WHAT IS BEING ASKED
Copy the records below exactly, starting at the line that contains "Write a LaTeX" and ending at the line that contains "(lnew3) at (421,132)"; leave out any pictures.

(Charts and diagrams as code)
========================================================================
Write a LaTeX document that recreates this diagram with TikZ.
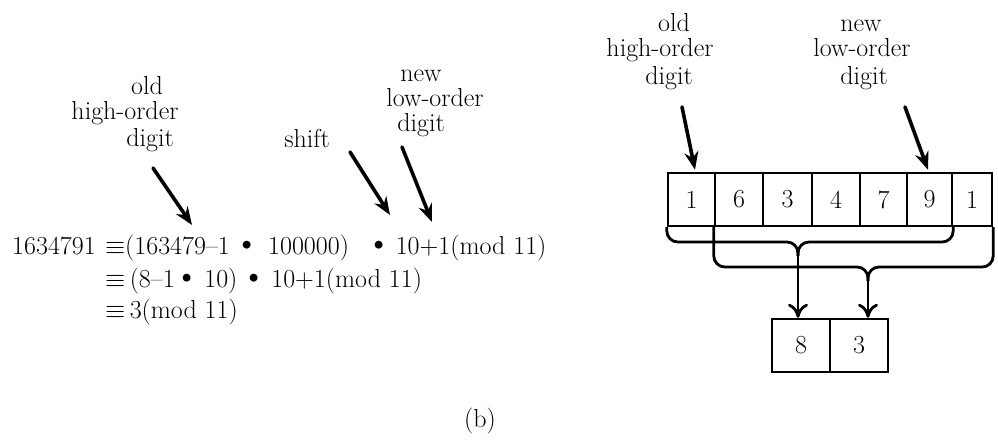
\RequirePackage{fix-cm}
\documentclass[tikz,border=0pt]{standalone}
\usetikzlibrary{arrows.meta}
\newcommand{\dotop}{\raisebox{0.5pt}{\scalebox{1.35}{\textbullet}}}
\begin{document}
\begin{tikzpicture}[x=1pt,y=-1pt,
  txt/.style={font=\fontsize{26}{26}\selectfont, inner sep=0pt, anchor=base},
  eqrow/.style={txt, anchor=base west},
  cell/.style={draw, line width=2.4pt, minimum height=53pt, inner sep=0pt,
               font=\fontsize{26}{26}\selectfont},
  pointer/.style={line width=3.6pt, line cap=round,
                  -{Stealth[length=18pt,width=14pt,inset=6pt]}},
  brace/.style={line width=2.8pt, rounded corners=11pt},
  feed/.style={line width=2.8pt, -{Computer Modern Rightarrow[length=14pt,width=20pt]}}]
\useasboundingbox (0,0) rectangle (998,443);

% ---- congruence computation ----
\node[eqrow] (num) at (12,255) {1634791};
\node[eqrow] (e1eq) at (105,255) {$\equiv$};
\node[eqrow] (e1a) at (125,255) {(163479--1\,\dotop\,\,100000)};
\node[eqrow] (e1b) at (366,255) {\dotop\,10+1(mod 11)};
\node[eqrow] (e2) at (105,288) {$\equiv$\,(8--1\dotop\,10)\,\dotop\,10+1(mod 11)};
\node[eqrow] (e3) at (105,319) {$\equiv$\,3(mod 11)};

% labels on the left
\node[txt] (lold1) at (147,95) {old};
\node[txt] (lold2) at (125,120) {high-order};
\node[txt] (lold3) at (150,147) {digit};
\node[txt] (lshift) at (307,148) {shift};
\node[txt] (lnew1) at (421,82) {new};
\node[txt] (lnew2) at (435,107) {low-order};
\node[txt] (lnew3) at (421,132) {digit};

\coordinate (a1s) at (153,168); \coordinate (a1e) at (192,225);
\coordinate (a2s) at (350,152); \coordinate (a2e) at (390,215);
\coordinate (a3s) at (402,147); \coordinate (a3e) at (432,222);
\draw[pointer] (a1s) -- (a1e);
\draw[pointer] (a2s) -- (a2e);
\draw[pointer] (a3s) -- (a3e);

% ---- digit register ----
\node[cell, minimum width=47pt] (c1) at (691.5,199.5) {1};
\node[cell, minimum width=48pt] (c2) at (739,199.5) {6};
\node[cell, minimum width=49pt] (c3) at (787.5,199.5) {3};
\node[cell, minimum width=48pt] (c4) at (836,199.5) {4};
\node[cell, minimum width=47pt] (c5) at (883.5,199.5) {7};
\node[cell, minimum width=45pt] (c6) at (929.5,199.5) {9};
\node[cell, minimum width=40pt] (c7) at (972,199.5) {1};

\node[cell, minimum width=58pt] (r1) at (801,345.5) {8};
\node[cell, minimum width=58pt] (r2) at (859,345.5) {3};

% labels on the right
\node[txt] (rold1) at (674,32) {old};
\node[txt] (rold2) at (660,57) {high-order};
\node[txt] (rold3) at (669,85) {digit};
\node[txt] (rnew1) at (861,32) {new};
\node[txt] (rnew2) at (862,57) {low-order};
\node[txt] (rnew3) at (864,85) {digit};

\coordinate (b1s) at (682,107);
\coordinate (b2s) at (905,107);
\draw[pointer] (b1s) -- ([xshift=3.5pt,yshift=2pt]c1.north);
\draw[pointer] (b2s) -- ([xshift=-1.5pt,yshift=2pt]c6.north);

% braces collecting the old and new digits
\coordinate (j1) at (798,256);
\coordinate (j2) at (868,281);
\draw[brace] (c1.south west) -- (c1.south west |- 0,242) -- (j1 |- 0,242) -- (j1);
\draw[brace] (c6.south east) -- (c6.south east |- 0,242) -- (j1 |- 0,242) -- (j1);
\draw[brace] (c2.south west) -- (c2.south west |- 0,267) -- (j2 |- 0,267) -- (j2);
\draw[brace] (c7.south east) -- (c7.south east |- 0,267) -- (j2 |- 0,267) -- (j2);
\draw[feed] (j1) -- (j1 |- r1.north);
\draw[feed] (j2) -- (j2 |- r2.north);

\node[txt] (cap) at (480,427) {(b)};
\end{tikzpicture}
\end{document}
========================================================================
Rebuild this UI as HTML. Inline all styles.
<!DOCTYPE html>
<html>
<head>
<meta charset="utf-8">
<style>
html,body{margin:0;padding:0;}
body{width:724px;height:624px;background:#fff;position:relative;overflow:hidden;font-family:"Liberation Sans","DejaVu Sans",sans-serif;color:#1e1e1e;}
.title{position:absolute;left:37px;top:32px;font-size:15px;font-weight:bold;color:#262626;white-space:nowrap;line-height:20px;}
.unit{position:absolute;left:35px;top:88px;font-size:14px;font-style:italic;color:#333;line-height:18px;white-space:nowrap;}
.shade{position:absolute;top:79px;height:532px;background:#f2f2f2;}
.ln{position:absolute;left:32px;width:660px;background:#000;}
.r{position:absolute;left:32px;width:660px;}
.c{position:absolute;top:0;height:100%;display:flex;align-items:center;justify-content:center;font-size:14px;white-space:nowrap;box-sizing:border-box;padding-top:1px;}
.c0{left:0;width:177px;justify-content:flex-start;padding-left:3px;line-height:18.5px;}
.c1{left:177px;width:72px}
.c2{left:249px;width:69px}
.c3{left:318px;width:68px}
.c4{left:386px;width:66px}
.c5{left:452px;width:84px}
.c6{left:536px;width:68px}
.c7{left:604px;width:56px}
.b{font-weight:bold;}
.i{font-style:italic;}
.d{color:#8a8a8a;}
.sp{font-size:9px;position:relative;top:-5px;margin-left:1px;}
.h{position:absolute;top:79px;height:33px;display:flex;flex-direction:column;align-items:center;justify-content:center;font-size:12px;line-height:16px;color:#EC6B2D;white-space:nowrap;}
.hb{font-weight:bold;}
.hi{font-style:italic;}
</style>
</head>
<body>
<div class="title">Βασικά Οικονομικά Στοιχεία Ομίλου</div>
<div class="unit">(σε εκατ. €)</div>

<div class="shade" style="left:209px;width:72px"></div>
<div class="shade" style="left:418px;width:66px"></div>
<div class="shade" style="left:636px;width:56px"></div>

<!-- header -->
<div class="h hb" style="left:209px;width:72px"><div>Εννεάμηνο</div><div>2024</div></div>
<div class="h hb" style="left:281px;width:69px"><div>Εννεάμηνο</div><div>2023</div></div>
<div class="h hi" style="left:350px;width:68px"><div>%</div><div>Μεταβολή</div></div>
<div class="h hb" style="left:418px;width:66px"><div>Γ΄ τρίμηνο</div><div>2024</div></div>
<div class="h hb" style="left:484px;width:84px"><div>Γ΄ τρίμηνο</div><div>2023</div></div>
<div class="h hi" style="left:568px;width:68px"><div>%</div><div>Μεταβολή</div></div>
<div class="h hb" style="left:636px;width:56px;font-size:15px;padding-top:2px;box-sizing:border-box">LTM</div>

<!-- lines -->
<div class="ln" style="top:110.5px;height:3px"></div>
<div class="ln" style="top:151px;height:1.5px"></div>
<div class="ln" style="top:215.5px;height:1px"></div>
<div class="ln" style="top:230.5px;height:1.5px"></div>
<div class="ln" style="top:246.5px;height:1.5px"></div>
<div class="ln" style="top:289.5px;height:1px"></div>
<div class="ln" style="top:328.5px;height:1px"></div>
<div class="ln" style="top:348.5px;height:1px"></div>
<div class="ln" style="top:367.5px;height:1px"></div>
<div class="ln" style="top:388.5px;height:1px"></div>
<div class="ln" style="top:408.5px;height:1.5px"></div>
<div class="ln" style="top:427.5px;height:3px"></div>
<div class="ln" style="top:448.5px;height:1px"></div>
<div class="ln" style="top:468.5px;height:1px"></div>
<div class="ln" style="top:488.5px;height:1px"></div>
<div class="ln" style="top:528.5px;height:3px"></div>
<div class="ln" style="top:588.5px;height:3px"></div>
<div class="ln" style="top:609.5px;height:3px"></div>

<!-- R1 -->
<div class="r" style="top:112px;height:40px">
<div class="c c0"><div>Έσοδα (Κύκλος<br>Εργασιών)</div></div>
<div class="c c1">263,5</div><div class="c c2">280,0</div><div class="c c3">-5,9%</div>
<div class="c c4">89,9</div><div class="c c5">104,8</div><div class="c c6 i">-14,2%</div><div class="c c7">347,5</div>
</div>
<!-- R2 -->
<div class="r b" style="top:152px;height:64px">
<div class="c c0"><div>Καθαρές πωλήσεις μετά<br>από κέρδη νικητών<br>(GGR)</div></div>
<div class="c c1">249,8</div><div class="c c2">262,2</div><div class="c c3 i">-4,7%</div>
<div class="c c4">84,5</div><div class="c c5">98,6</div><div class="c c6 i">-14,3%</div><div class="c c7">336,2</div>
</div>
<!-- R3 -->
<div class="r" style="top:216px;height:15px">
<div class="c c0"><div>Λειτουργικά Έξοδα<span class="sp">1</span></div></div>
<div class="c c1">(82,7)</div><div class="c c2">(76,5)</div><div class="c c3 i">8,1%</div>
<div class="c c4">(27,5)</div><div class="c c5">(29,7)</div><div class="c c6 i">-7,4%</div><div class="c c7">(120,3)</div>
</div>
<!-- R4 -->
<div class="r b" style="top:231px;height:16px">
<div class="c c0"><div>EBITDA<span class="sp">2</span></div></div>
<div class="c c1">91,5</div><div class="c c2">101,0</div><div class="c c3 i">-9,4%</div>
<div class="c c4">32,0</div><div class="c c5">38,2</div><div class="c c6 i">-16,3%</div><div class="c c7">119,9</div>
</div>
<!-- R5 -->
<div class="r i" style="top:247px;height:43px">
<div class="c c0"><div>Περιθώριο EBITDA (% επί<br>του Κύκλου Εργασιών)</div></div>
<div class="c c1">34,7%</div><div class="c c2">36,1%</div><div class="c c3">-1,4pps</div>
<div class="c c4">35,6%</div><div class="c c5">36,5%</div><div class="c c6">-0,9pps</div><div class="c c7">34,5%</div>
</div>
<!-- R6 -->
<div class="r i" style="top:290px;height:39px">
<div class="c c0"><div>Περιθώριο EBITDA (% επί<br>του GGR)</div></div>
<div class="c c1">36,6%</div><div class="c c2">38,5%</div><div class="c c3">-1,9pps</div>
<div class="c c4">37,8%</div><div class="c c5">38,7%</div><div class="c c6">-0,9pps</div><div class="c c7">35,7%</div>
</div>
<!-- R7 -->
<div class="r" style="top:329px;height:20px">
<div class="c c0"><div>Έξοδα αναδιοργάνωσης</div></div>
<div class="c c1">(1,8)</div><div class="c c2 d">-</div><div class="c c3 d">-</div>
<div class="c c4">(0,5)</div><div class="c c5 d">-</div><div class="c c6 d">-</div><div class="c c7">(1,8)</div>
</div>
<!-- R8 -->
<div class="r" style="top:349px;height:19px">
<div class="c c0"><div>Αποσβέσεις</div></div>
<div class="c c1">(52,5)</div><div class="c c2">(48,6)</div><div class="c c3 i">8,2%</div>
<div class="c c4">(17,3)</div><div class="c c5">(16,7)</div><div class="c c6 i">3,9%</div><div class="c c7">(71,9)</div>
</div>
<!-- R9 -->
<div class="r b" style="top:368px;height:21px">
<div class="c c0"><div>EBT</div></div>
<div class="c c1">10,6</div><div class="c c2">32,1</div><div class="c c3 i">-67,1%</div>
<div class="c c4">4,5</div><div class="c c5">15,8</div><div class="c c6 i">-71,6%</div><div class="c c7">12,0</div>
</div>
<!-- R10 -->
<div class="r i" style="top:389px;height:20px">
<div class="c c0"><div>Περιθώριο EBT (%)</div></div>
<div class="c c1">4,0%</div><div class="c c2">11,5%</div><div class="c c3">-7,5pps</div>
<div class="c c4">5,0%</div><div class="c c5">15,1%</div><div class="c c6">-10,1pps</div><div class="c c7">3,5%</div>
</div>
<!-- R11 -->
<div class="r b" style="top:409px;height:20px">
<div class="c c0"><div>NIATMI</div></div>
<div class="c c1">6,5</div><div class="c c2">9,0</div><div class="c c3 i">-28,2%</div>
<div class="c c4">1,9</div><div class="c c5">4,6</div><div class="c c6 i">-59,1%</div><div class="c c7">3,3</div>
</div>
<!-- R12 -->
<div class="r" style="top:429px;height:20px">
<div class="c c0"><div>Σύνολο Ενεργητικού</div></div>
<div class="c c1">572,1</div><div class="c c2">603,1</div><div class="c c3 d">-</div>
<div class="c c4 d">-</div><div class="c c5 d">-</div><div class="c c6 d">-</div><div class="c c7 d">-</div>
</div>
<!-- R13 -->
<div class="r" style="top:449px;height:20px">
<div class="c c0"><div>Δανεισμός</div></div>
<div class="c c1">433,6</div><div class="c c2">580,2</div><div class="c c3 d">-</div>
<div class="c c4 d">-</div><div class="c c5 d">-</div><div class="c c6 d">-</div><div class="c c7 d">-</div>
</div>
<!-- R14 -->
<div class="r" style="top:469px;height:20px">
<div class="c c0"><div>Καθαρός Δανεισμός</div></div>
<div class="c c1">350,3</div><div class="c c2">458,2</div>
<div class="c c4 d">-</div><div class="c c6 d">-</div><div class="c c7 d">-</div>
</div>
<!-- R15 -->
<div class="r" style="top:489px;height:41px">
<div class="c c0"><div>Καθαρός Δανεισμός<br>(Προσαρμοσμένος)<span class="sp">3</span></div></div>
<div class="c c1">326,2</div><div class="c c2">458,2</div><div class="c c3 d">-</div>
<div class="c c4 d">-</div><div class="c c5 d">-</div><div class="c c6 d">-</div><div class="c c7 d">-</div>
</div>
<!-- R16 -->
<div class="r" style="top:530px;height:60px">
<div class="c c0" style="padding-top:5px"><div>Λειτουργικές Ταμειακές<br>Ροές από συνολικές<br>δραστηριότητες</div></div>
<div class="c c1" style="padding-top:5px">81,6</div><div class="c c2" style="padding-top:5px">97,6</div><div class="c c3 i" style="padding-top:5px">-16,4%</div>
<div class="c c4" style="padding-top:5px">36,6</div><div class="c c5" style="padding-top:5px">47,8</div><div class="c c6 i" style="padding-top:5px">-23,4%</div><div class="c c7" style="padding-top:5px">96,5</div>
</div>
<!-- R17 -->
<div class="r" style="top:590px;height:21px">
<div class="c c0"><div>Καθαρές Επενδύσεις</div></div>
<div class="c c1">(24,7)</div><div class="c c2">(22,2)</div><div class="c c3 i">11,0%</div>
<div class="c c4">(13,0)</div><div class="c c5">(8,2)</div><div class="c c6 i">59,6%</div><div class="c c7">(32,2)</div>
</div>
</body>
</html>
========================================================================
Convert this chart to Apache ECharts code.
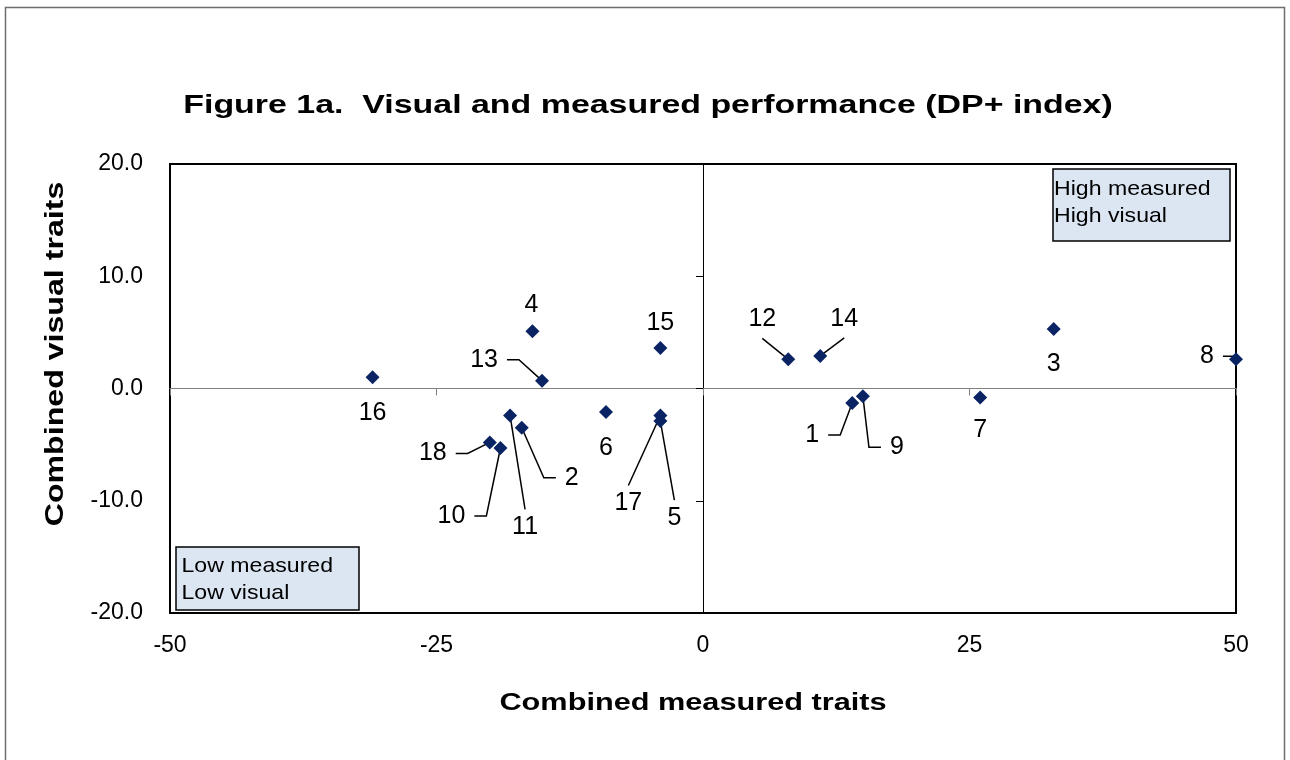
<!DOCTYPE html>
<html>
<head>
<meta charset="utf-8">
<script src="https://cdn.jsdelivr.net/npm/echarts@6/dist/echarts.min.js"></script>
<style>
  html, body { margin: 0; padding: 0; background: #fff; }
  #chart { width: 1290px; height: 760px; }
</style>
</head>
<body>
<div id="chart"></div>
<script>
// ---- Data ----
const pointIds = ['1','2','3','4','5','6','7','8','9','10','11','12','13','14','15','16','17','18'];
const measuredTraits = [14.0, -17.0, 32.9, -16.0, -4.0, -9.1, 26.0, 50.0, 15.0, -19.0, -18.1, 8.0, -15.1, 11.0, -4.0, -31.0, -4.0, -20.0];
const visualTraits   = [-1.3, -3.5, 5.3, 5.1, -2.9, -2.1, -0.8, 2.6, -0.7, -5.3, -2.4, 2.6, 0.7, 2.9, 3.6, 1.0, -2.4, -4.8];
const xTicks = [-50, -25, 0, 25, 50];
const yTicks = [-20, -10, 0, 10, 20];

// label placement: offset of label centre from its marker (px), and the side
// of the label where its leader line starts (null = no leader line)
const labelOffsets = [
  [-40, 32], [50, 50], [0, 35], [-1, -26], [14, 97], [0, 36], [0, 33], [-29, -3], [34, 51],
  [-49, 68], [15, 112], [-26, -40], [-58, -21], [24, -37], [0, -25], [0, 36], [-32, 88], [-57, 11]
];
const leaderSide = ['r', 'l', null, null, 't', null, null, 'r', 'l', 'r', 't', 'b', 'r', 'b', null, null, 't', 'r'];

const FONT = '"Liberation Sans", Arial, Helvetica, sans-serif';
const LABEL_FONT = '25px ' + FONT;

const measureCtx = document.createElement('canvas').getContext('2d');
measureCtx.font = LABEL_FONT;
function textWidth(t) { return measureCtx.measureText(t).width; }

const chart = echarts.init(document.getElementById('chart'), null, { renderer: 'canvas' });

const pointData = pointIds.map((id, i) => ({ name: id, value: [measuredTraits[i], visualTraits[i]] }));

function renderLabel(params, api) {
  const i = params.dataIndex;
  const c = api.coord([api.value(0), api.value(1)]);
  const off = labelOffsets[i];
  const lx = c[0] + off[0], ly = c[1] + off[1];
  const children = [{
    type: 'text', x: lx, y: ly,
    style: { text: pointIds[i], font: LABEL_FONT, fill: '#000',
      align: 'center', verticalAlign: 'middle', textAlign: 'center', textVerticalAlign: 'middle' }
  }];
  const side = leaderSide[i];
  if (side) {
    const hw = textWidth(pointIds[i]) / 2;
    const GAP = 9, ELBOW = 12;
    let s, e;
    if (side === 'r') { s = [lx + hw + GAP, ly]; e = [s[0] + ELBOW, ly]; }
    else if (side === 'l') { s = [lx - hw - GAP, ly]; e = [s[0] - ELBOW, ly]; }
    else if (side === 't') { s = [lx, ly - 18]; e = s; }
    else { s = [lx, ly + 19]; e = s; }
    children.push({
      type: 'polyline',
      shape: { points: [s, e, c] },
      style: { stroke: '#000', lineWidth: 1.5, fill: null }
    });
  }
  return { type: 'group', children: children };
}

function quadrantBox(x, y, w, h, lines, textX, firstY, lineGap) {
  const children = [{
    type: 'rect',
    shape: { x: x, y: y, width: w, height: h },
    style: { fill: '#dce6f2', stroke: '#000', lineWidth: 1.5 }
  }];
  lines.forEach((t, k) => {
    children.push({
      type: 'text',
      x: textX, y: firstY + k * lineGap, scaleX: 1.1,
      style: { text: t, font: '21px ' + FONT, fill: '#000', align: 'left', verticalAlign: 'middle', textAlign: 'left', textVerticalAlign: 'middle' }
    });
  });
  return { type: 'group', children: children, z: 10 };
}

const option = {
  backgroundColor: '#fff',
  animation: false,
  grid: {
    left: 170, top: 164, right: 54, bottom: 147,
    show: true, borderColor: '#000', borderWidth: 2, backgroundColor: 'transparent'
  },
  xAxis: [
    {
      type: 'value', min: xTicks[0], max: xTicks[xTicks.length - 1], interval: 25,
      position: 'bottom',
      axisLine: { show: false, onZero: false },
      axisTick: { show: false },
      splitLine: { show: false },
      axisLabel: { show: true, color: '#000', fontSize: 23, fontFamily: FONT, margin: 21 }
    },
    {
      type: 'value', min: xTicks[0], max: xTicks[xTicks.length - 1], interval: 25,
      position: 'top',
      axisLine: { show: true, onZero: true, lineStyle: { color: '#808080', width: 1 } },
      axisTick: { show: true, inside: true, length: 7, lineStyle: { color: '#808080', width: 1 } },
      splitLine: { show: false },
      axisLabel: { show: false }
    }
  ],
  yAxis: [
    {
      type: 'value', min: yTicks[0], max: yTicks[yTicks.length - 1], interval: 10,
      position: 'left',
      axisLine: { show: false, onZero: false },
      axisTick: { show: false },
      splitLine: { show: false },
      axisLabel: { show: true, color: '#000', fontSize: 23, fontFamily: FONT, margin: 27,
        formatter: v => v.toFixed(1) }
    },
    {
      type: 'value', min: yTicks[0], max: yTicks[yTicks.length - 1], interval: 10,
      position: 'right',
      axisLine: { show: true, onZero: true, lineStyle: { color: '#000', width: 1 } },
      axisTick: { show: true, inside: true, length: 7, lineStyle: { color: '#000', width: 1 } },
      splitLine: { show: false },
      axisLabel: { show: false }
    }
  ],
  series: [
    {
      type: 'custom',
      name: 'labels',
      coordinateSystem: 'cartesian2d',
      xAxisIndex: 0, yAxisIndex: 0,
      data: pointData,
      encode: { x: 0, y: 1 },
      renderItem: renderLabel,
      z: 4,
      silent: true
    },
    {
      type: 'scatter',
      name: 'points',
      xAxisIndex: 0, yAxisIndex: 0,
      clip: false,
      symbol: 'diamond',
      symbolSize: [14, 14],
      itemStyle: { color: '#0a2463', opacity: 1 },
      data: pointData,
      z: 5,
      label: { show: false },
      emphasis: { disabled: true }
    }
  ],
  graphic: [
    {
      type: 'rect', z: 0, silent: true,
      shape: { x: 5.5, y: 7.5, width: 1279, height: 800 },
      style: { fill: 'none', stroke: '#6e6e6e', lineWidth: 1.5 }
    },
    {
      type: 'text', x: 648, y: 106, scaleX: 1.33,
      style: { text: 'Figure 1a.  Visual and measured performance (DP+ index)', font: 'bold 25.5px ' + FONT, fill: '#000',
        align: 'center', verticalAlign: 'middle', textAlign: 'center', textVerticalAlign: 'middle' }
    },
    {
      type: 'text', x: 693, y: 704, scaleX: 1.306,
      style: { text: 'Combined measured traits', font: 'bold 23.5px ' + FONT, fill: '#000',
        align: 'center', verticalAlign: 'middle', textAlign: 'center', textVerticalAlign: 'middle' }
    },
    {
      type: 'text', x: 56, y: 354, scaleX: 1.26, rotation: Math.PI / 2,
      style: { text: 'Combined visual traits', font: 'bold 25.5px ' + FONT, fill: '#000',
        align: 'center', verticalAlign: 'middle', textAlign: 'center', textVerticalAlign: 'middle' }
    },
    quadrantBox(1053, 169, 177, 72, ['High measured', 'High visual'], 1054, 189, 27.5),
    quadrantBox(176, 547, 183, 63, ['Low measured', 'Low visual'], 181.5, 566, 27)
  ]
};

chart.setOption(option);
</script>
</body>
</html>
========================================================================
THE REPLY
Write a LaTeX document that recreates this diagram with TikZ.
\RequirePackage{fix-cm}
\documentclass[tikz,border=0pt]{standalone}
\usetikzlibrary{arrows.meta}
\newcommand{\dotop}{\raisebox{0.5pt}{\scalebox{1.35}{\textbullet}}}
\begin{document}
\begin{tikzpicture}[x=1pt,y=-1pt,
  txt/.style={font=\fontsize{26}{26}\selectfont, inner sep=0pt, anchor=base},
  eqrow/.style={txt, anchor=base west},
  cell/.style={draw, line width=2.4pt, minimum height=53pt, inner sep=0pt,
               font=\fontsize{26}{26}\selectfont},
  pointer/.style={line width=3.6pt, line cap=round,
                  -{Stealth[length=18pt,width=14pt,inset=6pt]}},
  brace/.style={line width=2.8pt, rounded corners=11pt},
  feed/.style={line width=2.8pt, -{Computer Modern Rightarrow[length=14pt,width=20pt]}}]
\useasboundingbox (0,0) rectangle (998,443);

% ---- congruence computation ----
\node[eqrow] (num) at (12,255) {1634791};
\node[eqrow] (e1eq) at (105,255) {$\equiv$};
\node[eqrow] (e1a) at (125,255) {(163479--1\,\dotop\,\,100000)};
\node[eqrow] (e1b) at (366,255) {\dotop\,10+1(mod 11)};
\node[eqrow] (e2) at (105,288) {$\equiv$\,(8--1\dotop\,10)\,\dotop\,10+1(mod 11)};
\node[eqrow] (e3) at (105,319) {$\equiv$\,3(mod 11)};

% labels on the left
\node[txt] (lold1) at (147,95) {old};
\node[txt] (lold2) at (125,120) {high-order};
\node[txt] (lold3) at (150,147) {digit};
\node[txt] (lshift) at (307,148) {shift};
\node[txt] (lnew1) at (421,82) {new};
\node[txt] (lnew2) at (435,107) {low-order};
\node[txt] (lnew3) at (421,132) {digit};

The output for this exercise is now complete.